缘起
在刚过去的2015年的最后一个季度,我接了个真人秀节目《了不起的挑战》。节目拼杀得很过瘾,不过,似乎俺的流年不利。
这几个月里,我前往录制途中,车祸被撞了一次肩腕挫伤至今未愈;录制过程中,头被道具万分之一的机率所伤,头顶刮了四道流星。直到某期通宵后的高度疲劳之下,一个眼睛终于爆了,莫名其妙地搞了个急性结膜炎,可叹自己并不当回事去处理。
很快,事就会让你尝到你不拿事当回事的后果,从结膜炎转为角膜炎,从单眼到双眼,交叉感染,折腾得我暗无天日,焦躁不安,每日无所事事,那种失明的感觉让人求生不得求死不能,每天眼里除了药水就是药膏,动用了针灸放血按摩各路英杰好汉。
原本期待能在下期节目开录前,可以眼如秋水目若朗星,事实上,却是双眼飘忽,弥漫着清烟般的惆怅上阵。
出事当晚
上阵前,眼肿的模样看上去太像刚从思密达割皮而归。无奈只能带着墨镜开录。
在圣诞节连续两天录完人机大战专辑后,26日清晨继续消防战士专辑,腾挪翻飞,及至夜间22:30最后一个训练项目紧急滑杆时,双目中已一目不见一目朦胧。
第一次练习时,夹脚松开太早,导致半月板旧疾剧烈冲撞,第二次练习时,不敢松开,紧盯地面,模糊不清,等到松脚时,除了蛋疼得想死,别无他物。
两次列队硬撑后,天旋地转,两股战战,只能趴下,撑了几天却在最后功亏一篑,郁闷不已,心下还觉得躺上一晚,兴许元气当缓。
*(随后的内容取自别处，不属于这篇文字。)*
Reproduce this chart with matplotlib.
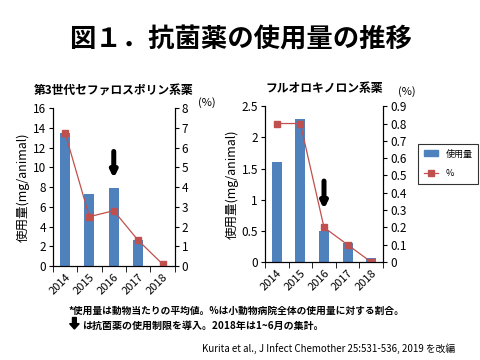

懵懵懂懂出事1.5小时后,第一次自掏鸟窝,触及宝物,浑身一震,此宝相比平时立体丰盈,坚实肿胀,陡然膨大两倍半有余,至此,我再是后知后觉,也知道大事不妙,吾命休矣。
27日凌晨1点,第一次送往急诊B超,遭受毫无人格的屈辱检查后,(此处暂时按下不表留待后续)急诊的泌尿科小实习医生拿着检查结果傻傻地看着我不知咋办,叽歪了半天,告诉我要么你自己转院吧。那是我最绝望的第一个夜晚。
在这个夜晚,我不知道哪里可以找到紧急咨询的专业人士,不知道“爆了”和“碎了”的差别在哪里,不知道血肿到什么程度会坏死,那一刻,我在医院外笼罩着浅浅雾霾看不见星空的深夜苍穹下,一只眼瞎着,一只眼半瞎,坐在推起来震颤有力、轮子还时不时卡壳的轮椅上,忍受着伤痛反复的颠簸,除了无助,就是悲哀。
我厚着脸皮,半夜里叫醒了我几个非泌尿科的医生好友,紧急讨教,主力问题围绕在:现在能咋办?万一坏了以后还能不能用?影响战斗力吗?影响生育吗?最坏的结果是什么?
在那个午夜,我被深刻普及了一生中男人最重要的生理常识,终于明白“一只在,激战洒种可尽情随意;两只无,大圣一柱也休想擎天”的真谛。
这个道理明了的霎那间,我摸了摸自己的另一边,用力捏了捏,确认并不痛,心下多了几份蛋定,虽然心情依然悲哀,但至少还能用,温饱尚存,可慢慢再图小康,否则活着干嘛?那时的我,完全想不到司马迁老师的任何光辉事迹。
就这样,我在一个黑夜,独自做好了一个蛋蛋将被割掉的最坏打算。在朋友的疏导宽心下,回到宾馆。医院没有冰袋卖,我让助理到超市冰箱买上几瓶冰冻矿泉水,两腿劈开,步缓行迟地将屁股挪到床上,手持冰器,不停地变换角度,冷敷了两小时,整个过程,不忍直视。
那个夜晚,我为我的蛋蛋悲哀,我觉得对不起这个陪伴多年的好兄弟。
这些年来,他无怨无悔,不像脸蛋总想着招摇世间,这位蛋兄从来不需见天日,一直躲在幕后,默默耕耘,总能给我作为一个男人最大的人生快乐。可我却没能保护好他,心中有愧。
那一刻,我看着我那变形的蛋兄,腹部剧痛,无比凄凉,惟有孤独。